The Problem

Remote sensing models for land cover, segmentation, and change detection were traditionally trained from scratch per task — small labeled datasets, ImageNet pretraining at best. ImageNet pretraining is a mismatch: photographs of cats and cars don’t transfer well to overhead views of forests and farms. The ML literature meanwhile had moved toward pretraining-then-finetune (BERT, MAE) and the gains were enormous. The question: can we build a single pretrained model for satellite imagery that downstream tasks adapt to, the way BERT serves NLP?

The Key Insight

Satellite imagery has structure that natural images lack: multiple spectral bands (Sentinel-2 has 13), repeat overpasses (a Sentinel-2 image of any place every 5 days), and the global Earth is the training set. Self-supervised pretraining at planet scale, with a masking objective tuned to satellite structure (mask across time, mask across spectral bands), produces an encoder that beats supervised ImageNet pretraining by 7-14 points on every downstream task tested. This is a “foundation model” in the BERT/CLIP sense: pretrain once on a massive unlabeled corpus, fine-tune everywhere.
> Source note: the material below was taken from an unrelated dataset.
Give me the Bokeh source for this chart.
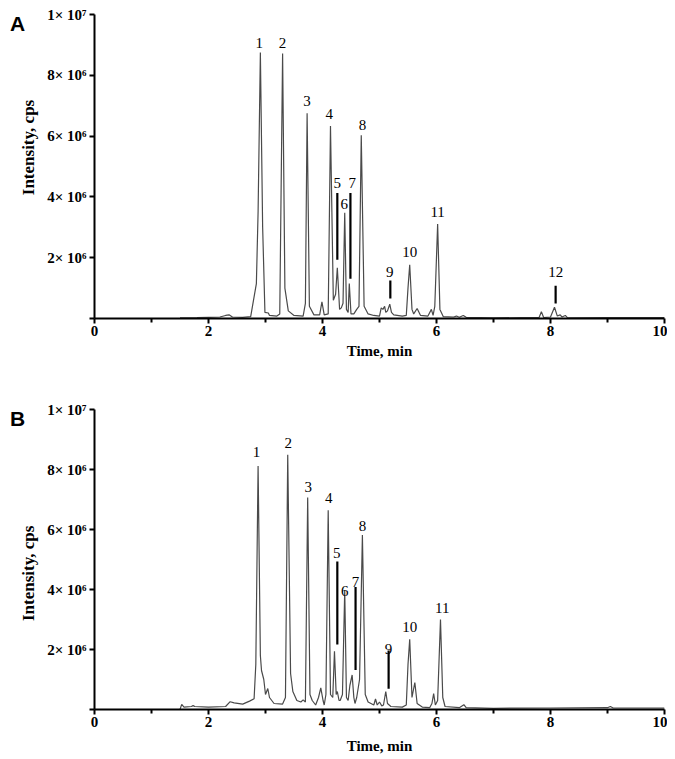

Mechanism in Plain English

  1. Pretraining corpus: tens of millions of satellite scenes from Sentinel-2 (Earth-observation), Landsat (longer time series), or planet-scale providers. No labels — just imagery.
  2. Pretraining objective: a self-supervised task that exploits satellite structure. Most common is MAE-style masking (mask 75% of patches, reconstruct), with extensions for temporal masking (mask patches across time at the same location) and spectral masking (mask whole spectral groups).
  3. Architecture: ViT-Large or ViT-Huge backbone with patch embeddings extended to handle multi-spectral input (per-band-group embeddings) and temporal input (timestamp embeddings).
  4. Downstream: take the pretrained encoder, add a task-specific head (linear classifier, segmentation decoder, regression head), fine-tune on the small labeled dataset for the specific task (land cover, building footprints, crop yield, etc.).

ASCII Diagram

PRETRAIN (large unlabeled satellite corpus):
                                       
  Multi-spectral, multi-temporal input
            |
  [patches with multi-band + temporal embeddings]
            |
  [MASK 75% across time and spectral groups]
            |
  [ViT-Huge encoder]
            |
  [Decoder reconstructs masked patches]
            |
  Loss: MSE on masked tokens

FINE-TUNE (small labeled corpus, task-specific):

  Single-task input (e.g., RGB+NIR, single timestamp)
            |
  [pretrained encoder, frozen or LoRA-adapted]
            |
  [task head]   <- only this is trained
            |
  Output: land cover label / segmentation mask / crop yield

What’s Clever

The first clever recognition: the right inductive bias for satellite imagery is “treat each pixel as a vector through time and through wavelength,” not “treat it like a 3-channel photograph.” Bands are physically meaningful (NIR vs SWIR vs visible); time is informative (winter vs summer). Pretraining tasks that respect this structure produce vastly better representations than pretraining tasks that ignore it.

The second clever recognition: the Earth is the training set. Unlike NLP corpora that need careful curation, satellite imagery is generated continuously by sensors at planet scale. Sentinel-2 alone produces ~25TB of imagery per day. The pretraining bottleneck is compute, not data.

The third recognition: self-supervised pretraining decouples downstream task development from labeling cost. Labeled satellite data is expensive — every land cover label needs an expert to look at the imagery. With a strong pretrained encoder, downstream tasks need 10-100x fewer labels than from-scratch training.

The fourth recognition: the foundation model paradigm transfers. The same recipe that worked for BERT (pretrain on raw text, fine-tune for everything) and CLIP (contrastive pretrain on image-text pairs, zero-shot transfer) works for remote sensing. SatMAE, Prithvi, DOFA, ScaleMAE all instantiate this recipe with different scaling and masking strategies.

Key Sources

Open Questions

  • How big is enough? SatMAE used ~1M images, Prithvi ~250M. Where does the scaling curve flatten for satellite imagery? Likely later than for natural images, due to lower per-image semantic density.
  • Sensor heterogeneity: how to pretrain a model that works across Sentinel-2, Landsat, MODIS, Maxar — each with different bands and resolutions? DOFA introduces dynamic-band embeddings; this is an active area.
  • Cross-domain alignment: how to align satellite imagery embeddings with ground-level photos (street view), text (location names), or other geospatial signals (mobility, climate)? GeoCLIP and successor work attempts this.
  • Temporal scale: how many timestamps to use? 4-12 in current work; longer time series (climate-scale, 30+ year history) may unlock different downstream applications.
  • Compute cost: pretraining a planet-scale FM costs $1M+. Distillation and adaptation strategies for downstream users are critical.